朗月星稀,有风吹过,混合着葬坑里的臭气凝结成一团团怪味,温鱼锲而不舍的戳黄二狗的肩膀,这孩子倒是挺乖的,小声说想听儿歌。
温鱼知道他这个时候要是睡了可能就真的醒不过来了,于是痛心疾首道:“你这个年纪你怎么睡得着?姐姐不会唱儿歌,回去让你娘给你唱去,你知道我验过的最吓人的尸体是什么吗?”
“嗯?”
温鱼当即便绘声绘色的讲起来,“我之前验过一具尸体,一拉上来就全炸了,尸体里的蛆虫啊什么的全挤出来了,哎你吃过大米饭吗?”
黄二狗估计被她吓清醒了,干净点头说吃过。
温鱼看了看他,心中默念孩子我对不起你,一边最终从手边捞起一根短短的蛆虫怼到他面前,“喏,这个就是尸体上的蛆虫,你看像不像白米饭?”
黄二狗:“……”
温鱼腾出另一只干净的手摸了摸他的额头,欣慰道:“冷汗都吓出来了,真好。”她弄了点土把手擦了,心想我上下两辈子没混的这么凄惨过。
长夜无烬,只有天边一轮弯月斜斜的挂着,这种时候,她奇异的什么也没想,只是稍微有点饿了。
这葬坑里的血腥味令人作呕,人在里面待久了会有种头晕目眩的感觉,四周静悄悄的,连个脚步声也没有。

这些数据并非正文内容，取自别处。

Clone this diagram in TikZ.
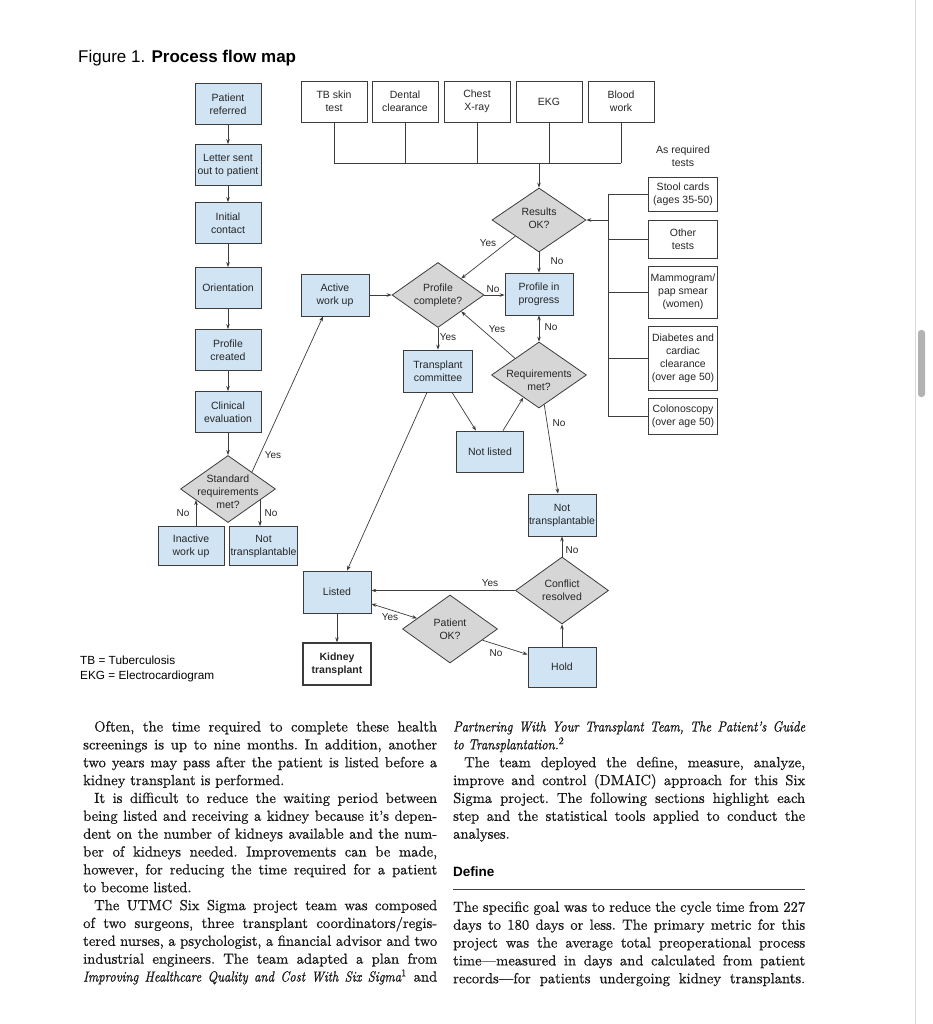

然而就在这时,一道人影倏地遮住了月光,温鱼抬头望去,由于逆着光,只能看出是个男子!
她心跳有些快,不知是敌是友,那人也一下没动,像是在犹豫葬坑里是否真的有人。
直到温鱼大着胆子唤了一声,“大人?”
也不知为何,她竟直觉这人是顾宴。
那人也顿了顿,随即开口道:“温鱼?”
——是宁也的声音!
温鱼瞬间松了一口气,人一放松下来便觉得周身冷汗把后背都打湿了,她扶着黄二狗站起来,由于葬坑有些深,下来容易上去难,宁也翻身下马,想从上面拉她,但她和黄二狗两个人同时上去实在有些困难,便退而求其次道:“宁大人,你先把这孩子带上去。”